# Start of DATA SECTION
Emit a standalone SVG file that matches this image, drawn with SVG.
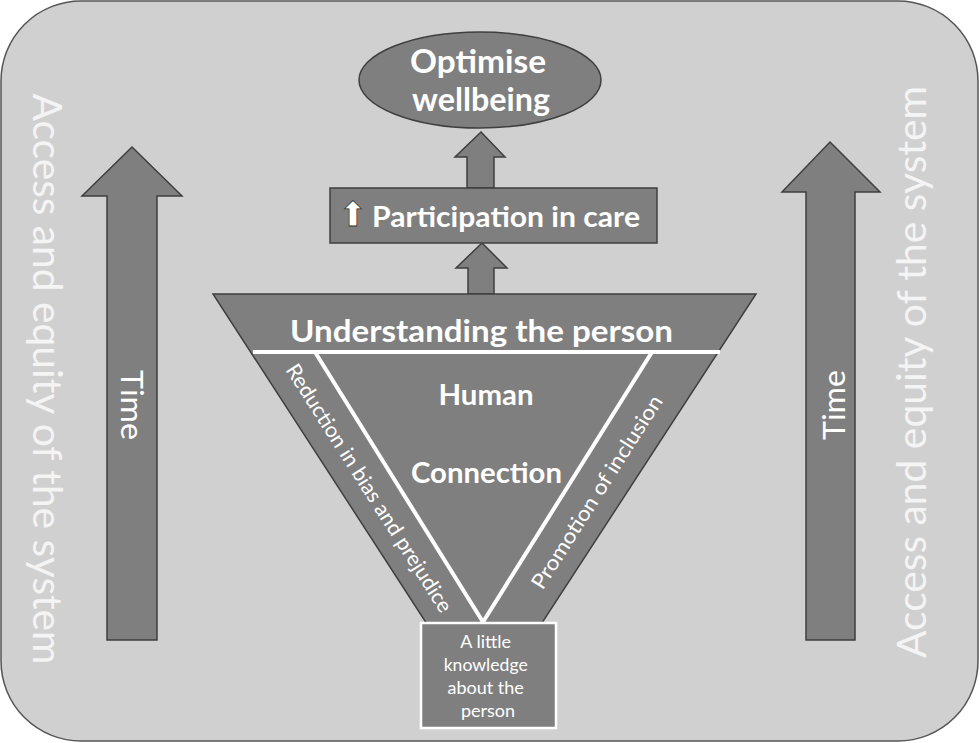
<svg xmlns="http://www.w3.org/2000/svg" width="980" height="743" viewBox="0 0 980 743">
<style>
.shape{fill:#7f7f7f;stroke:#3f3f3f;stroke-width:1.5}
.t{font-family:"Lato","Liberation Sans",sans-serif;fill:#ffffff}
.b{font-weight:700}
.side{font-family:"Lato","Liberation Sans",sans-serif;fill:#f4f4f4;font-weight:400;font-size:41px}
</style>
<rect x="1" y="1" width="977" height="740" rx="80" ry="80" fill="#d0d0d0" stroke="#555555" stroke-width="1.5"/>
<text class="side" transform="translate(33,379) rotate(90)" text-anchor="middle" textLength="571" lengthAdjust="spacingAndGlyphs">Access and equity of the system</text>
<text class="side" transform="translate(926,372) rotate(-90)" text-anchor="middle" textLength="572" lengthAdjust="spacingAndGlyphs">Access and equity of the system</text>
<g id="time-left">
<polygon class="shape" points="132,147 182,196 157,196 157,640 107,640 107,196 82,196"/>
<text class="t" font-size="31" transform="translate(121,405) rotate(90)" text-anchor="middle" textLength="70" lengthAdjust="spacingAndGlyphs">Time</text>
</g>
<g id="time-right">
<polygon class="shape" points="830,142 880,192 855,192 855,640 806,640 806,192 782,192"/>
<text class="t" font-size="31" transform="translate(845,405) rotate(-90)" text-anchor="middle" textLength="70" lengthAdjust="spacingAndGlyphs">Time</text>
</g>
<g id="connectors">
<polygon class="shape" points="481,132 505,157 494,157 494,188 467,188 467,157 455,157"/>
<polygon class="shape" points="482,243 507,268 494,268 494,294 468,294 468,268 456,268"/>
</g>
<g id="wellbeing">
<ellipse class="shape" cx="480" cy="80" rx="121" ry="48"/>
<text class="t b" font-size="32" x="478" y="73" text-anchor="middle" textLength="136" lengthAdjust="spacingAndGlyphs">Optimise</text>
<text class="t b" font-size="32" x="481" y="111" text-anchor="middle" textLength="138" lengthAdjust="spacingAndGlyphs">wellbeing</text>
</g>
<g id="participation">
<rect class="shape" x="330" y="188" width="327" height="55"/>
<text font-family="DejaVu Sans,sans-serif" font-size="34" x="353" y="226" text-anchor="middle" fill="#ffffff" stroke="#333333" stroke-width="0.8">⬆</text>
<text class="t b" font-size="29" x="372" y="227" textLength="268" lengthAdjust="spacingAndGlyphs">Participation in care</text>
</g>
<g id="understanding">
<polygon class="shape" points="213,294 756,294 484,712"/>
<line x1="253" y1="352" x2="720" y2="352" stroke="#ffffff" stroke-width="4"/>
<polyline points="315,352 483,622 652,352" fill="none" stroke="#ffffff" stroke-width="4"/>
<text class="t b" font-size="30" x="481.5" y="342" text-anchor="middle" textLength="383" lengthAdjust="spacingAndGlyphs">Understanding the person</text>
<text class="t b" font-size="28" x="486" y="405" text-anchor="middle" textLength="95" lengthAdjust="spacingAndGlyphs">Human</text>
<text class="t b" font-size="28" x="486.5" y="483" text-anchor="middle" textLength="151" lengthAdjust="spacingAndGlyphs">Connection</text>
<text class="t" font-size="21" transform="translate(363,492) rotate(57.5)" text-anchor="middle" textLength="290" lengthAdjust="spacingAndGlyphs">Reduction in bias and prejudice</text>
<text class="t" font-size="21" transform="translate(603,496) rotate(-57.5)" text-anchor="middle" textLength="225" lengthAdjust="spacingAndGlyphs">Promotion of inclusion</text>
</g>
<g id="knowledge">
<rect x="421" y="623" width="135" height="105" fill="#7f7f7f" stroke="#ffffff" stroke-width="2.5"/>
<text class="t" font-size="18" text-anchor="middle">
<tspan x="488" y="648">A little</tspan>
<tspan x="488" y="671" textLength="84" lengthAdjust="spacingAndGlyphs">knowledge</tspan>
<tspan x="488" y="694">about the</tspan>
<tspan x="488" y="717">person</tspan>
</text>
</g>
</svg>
# End of DATA SECTION
__THE REQUEST__
Quote each line of the listing exactly, but leave the pictures out.

__FINAL RESULT__
Emit a standalone SVG file that matches this image, drawn with SVG.
<svg xmlns="http://www.w3.org/2000/svg" width="980" height="743" viewBox="0 0 980 743">
<style>
.shape{fill:#7f7f7f;stroke:#3f3f3f;stroke-width:1.5}
.t{font-family:"Lato","Liberation Sans",sans-serif;fill:#ffffff}
.b{font-weight:700}
.side{font-family:"Lato","Liberation Sans",sans-serif;fill:#f4f4f4;font-weight:400;font-size:41px}
</style>
<rect x="1" y="1" width="977" height="740" rx="80" ry="80" fill="#d0d0d0" stroke="#555555" stroke-width="1.5"/>
<text class="side" transform="translate(33,379) rotate(90)" text-anchor="middle" textLength="571" lengthAdjust="spacingAndGlyphs">Access and equity of the system</text>
<text class="side" transform="translate(926,372) rotate(-90)" text-anchor="middle" textLength="572" lengthAdjust="spacingAndGlyphs">Access and equity of the system</text>
<g id="time-left">
<polygon class="shape" points="132,147 182,196 157,196 157,640 107,640 107,196 82,196"/>
<text class="t" font-size="31" transform="translate(121,405) rotate(90)" text-anchor="middle" textLength="70" lengthAdjust="spacingAndGlyphs">Time</text>
</g>
<g id="time-right">
<polygon class="shape" points="830,142 880,192 855,192 855,640 806,640 806,192 782,192"/>
<text class="t" font-size="31" transform="translate(845,405) rotate(-90)" text-anchor="middle" textLength="70" lengthAdjust="spacingAndGlyphs">Time</text>
</g>
<g id="connectors">
<polygon class="shape" points="481,132 505,157 494,157 494,188 467,188 467,157 455,157"/>
<polygon class="shape" points="482,243 507,268 494,268 494,294 468,294 468,268 456,268"/>
</g>
<g id="wellbeing">
<ellipse class="shape" cx="480" cy="80" rx="121" ry="48"/>
<text class="t b" font-size="32" x="478" y="73" text-anchor="middle" textLength="136" lengthAdjust="spacingAndGlyphs">Optimise</text>
<text class="t b" font-size="32" x="481" y="111" text-anchor="middle" textLength="138" lengthAdjust="spacingAndGlyphs">wellbeing</text>
</g>
<g id="participation">
<rect class="shape" x="330" y="188" width="327" height="55"/>
<text font-family="DejaVu Sans,sans-serif" font-size="34" x="353" y="226" text-anchor="middle" fill="#ffffff" stroke="#333333" stroke-width="0.8">⬆</text>
<text class="t b" font-size="29" x="372" y="227" textLength="268" lengthAdjust="spacingAndGlyphs">Participation in care</text>
</g>
<g id="understanding">
<polygon class="shape" points="213,294 756,294 484,712"/>
<line x1="253" y1="352" x2="720" y2="352" stroke="#ffffff" stroke-width="4"/>
<polyline points="315,352 483,622 652,352" fill="none" stroke="#ffffff" stroke-width="4"/>
<text class="t b" font-size="30" x="481.5" y="342" text-anchor="middle" textLength="383" lengthAdjust="spacingAndGlyphs">Understanding the person</text>
<text class="t b" font-size="28" x="486" y="405" text-anchor="middle" textLength="95" lengthAdjust="spacingAndGlyphs">Human</text>
<text class="t b" font-size="28" x="486.5" y="483" text-anchor="middle" textLength="151" lengthAdjust="spacingAndGlyphs">Connection</text>
<text class="t" font-size="21" transform="translate(363,492) rotate(57.5)" text-anchor="middle" textLength="290" lengthAdjust="spacingAndGlyphs">Reduction in bias and prejudice</text>
<text class="t" font-size="21" transform="translate(603,496) rotate(-57.5)" text-anchor="middle" textLength="225" lengthAdjust="spacingAndGlyphs">Promotion of inclusion</text>
</g>
<g id="knowledge">
<rect x="421" y="623" width="135" height="105" fill="#7f7f7f" stroke="#ffffff" stroke-width="2.5"/>
<text class="t" font-size="18" text-anchor="middle">
<tspan x="488" y="648">A little</tspan>
<tspan x="488" y="671" textLength="84" lengthAdjust="spacingAndGlyphs">knowledge</tspan>
<tspan x="488" y="694">about the</tspan>
<tspan x="488" y="717">person</tspan>
</text>
</g>
</svg>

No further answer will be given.